**PROVIDED MATERIAL**

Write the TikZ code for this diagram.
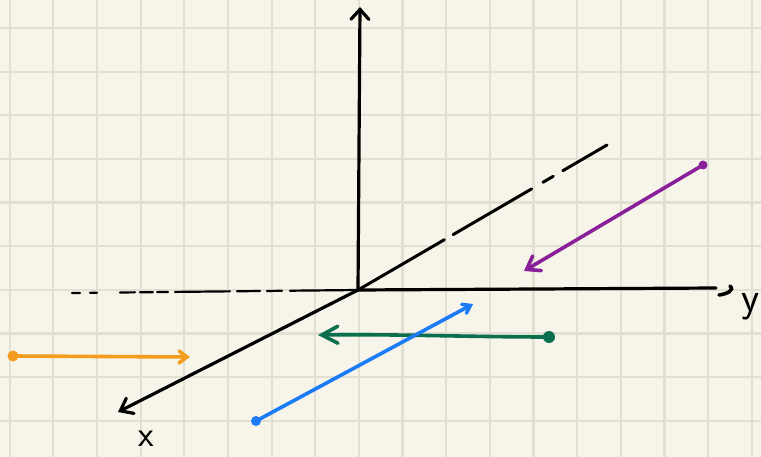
\documentclass[tikz,border=0pt]{standalone}
\usetikzlibrary{arrows.meta}
\definecolor{paper}{HTML}{F7F5E9}
\definecolor{gridc}{HTML}{E1E0D2}
\definecolor{ora}{HTML}{F39C1E}
\definecolor{grn}{HTML}{0A6E4F}
\definecolor{blu}{HTML}{1B7CF5}
\definecolor{pur}{HTML}{8A1F9A}
\tikzset{
  gridline/.style={draw=gridc, line width=2.2pt},
  axis/.style={draw=black, line width=3.2pt, line cap=round},
  barb/.style={-{Straight Barb[length=11pt,width=17pt,line cap=round]}},
  vec/.style={line width=3.6pt, line cap=round},
  dot/.style={circle, inner sep=0pt, minimum size=#1},
  lbl/.style={inner sep=0pt, font=\fontsize{36}{36}\selectfont\sffamily}
}
\begin{document}
\begin{tikzpicture}[x=1pt,y=-1pt]
\useasboundingbox (0,0) rectangle (761,457);
\fill[paper] (0,0) rectangle (761,457);
% grid
\foreach \i in {0,...,17} { \draw[gridline] ({9.7+43.65*\i},0) -- ({9.7+43.65*\i},457); }
\foreach \j in {0,...,9} { \draw[gridline] (0,{28+43.65*\j}) -- (761,{28+43.65*\j}); }
% axis points
\coordinate (O) at (358,290);
\coordinate (Ztop) at (360,7);
\coordinate (Yend) at (716,288);
\coordinate (Xend) at (118,412);
\coordinate (Lx) at (72,293);
\coordinate (Bk) at (607,145);
% dashed hidden parts
\draw[line width=2.2pt, line cap=round, dash pattern=on 8pt off 10pt on 7pt off 23pt on 15pt off 5pt on 13pt off 4pt on 11pt off 7pt on 55pt off 7pt on 23pt off 7pt on 15pt off 8pt on 80pt] (Lx) -- (O);
\draw[line width=3pt, line cap=round, dash pattern=on 100pt off 10pt on 91pt off 13pt on 12pt off 11pt on 60pt] (O) -- (Bk);
% axes
\draw[axis, -{Straight Barb[length=10pt,width=18pt,line cap=round]}] (358,290) -- (Ztop);
\draw[axis] (O) -- (Yend);
\coordinate (H1) at (719,295);
\coordinate (H2) at (730,286);
\draw[axis, line width=3.6pt] (H1) .. controls (727,294) and (735,290) .. (H2);
\draw[axis, barb] (O) -- (Xend);
\node[lbl] (xl) at (146,439) {x};
\node[lbl, anchor=east, font=\fontsize{42}{42}\selectfont\sffamily] (yl) at (760,307) {y};
% orange
\node[dot=11pt, fill=ora] (o1) at (13,356) {};
\coordinate (o2) at (190,357);
\draw[vec, ora, -{Straight Barb[length=8pt,width=12pt,line cap=round]}] (o1.center) -- (o2);
% green
\node[dot=12pt, fill=grn] (g1) at (549,337) {};
\coordinate (g2) at (318,335);
\draw[vec, grn, -{Straight Barb[length=16pt,width=17pt,line cap=round]}] (g1.center) .. controls (470,337) and (400,334) .. (g2);
% blue
\node[dot=10pt, fill=blu] (b1) at (256,421) {};
\coordinate (b2) at (473,304);
\draw[vec, blu, -{Straight Barb[length=7pt,width=10pt,line cap=round]}] (b1.center) -- (b2);
% purple
\node[dot=9pt, fill=pur] (p1) at (703,165) {};
\coordinate (p2) at (524,271);
\draw[vec, pur, -{Straight Barb[length=12pt,width=17pt,line cap=round]}] (p1.center) -- (p2);
\end{tikzpicture}
\end{document}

**PROBLEM TO WORK ON**
Transcribe all the lines above exactly, apart from the pictures.

**FINISHED TASK**
Write the TikZ code for this diagram.
\documentclass[tikz,border=0pt]{standalone}
\usetikzlibrary{arrows.meta}
\definecolor{paper}{HTML}{F7F5E9}
\definecolor{gridc}{HTML}{E1E0D2}
\definecolor{ora}{HTML}{F39C1E}
\definecolor{grn}{HTML}{0A6E4F}
\definecolor{blu}{HTML}{1B7CF5}
\definecolor{pur}{HTML}{8A1F9A}
\tikzset{
  gridline/.style={draw=gridc, line width=2.2pt},
  axis/.style={draw=black, line width=3.2pt, line cap=round},
  barb/.style={-{Straight Barb[length=11pt,width=17pt,line cap=round]}},
  vec/.style={line width=3.6pt, line cap=round},
  dot/.style={circle, inner sep=0pt, minimum size=#1},
  lbl/.style={inner sep=0pt, font=\fontsize{36}{36}\selectfont\sffamily}
}
\begin{document}
\begin{tikzpicture}[x=1pt,y=-1pt]
\useasboundingbox (0,0) rectangle (761,457);
\fill[paper] (0,0) rectangle (761,457);
% grid
\foreach \i in {0,...,17} { \draw[gridline] ({9.7+43.65*\i},0) -- ({9.7+43.65*\i},457); }
\foreach \j in {0,...,9} { \draw[gridline] (0,{28+43.65*\j}) -- (761,{28+43.65*\j}); }
% axis points
\coordinate (O) at (358,290);
\coordinate (Ztop) at (360,7);
\coordinate (Yend) at (716,288);
\coordinate (Xend) at (118,412);
\coordinate (Lx) at (72,293);
\coordinate (Bk) at (607,145);
% dashed hidden parts
\draw[line width=2.2pt, line cap=round, dash pattern=on 8pt off 10pt on 7pt off 23pt on 15pt off 5pt on 13pt off 4pt on 11pt off 7pt on 55pt off 7pt on 23pt off 7pt on 15pt off 8pt on 80pt] (Lx) -- (O);
\draw[line width=3pt, line cap=round, dash pattern=on 100pt off 10pt on 91pt off 13pt on 12pt off 11pt on 60pt] (O) -- (Bk);
% axes
\draw[axis, -{Straight Barb[length=10pt,width=18pt,line cap=round]}] (358,290) -- (Ztop);
\draw[axis] (O) -- (Yend);
\coordinate (H1) at (719,295);
\coordinate (H2) at (730,286);
\draw[axis, line width=3.6pt] (H1) .. controls (727,294) and (735,290) .. (H2);
\draw[axis, barb] (O) -- (Xend);
\node[lbl] (xl) at (146,439) {x};
\node[lbl, anchor=east, font=\fontsize{42}{42}\selectfont\sffamily] (yl) at (760,307) {y};
% orange
\node[dot=11pt, fill=ora] (o1) at (13,356) {};
\coordinate (o2) at (190,357);
\draw[vec, ora, -{Straight Barb[length=8pt,width=12pt,line cap=round]}] (o1.center) -- (o2);
% green
\node[dot=12pt, fill=grn] (g1) at (549,337) {};
\coordinate (g2) at (318,335);
\draw[vec, grn, -{Straight Barb[length=16pt,width=17pt,line cap=round]}] (g1.center) .. controls (470,337) and (400,334) .. (g2);
% blue
\node[dot=10pt, fill=blu] (b1) at (256,421) {};
\coordinate (b2) at (473,304);
\draw[vec, blu, -{Straight Barb[length=7pt,width=10pt,line cap=round]}] (b1.center) -- (b2);
% purple
\node[dot=9pt, fill=pur] (p1) at (703,165) {};
\coordinate (p2) at (524,271);
\draw[vec, pur, -{Straight Barb[length=12pt,width=17pt,line cap=round]}] (p1.center) -- (p2);
\end{tikzpicture}
\end{document}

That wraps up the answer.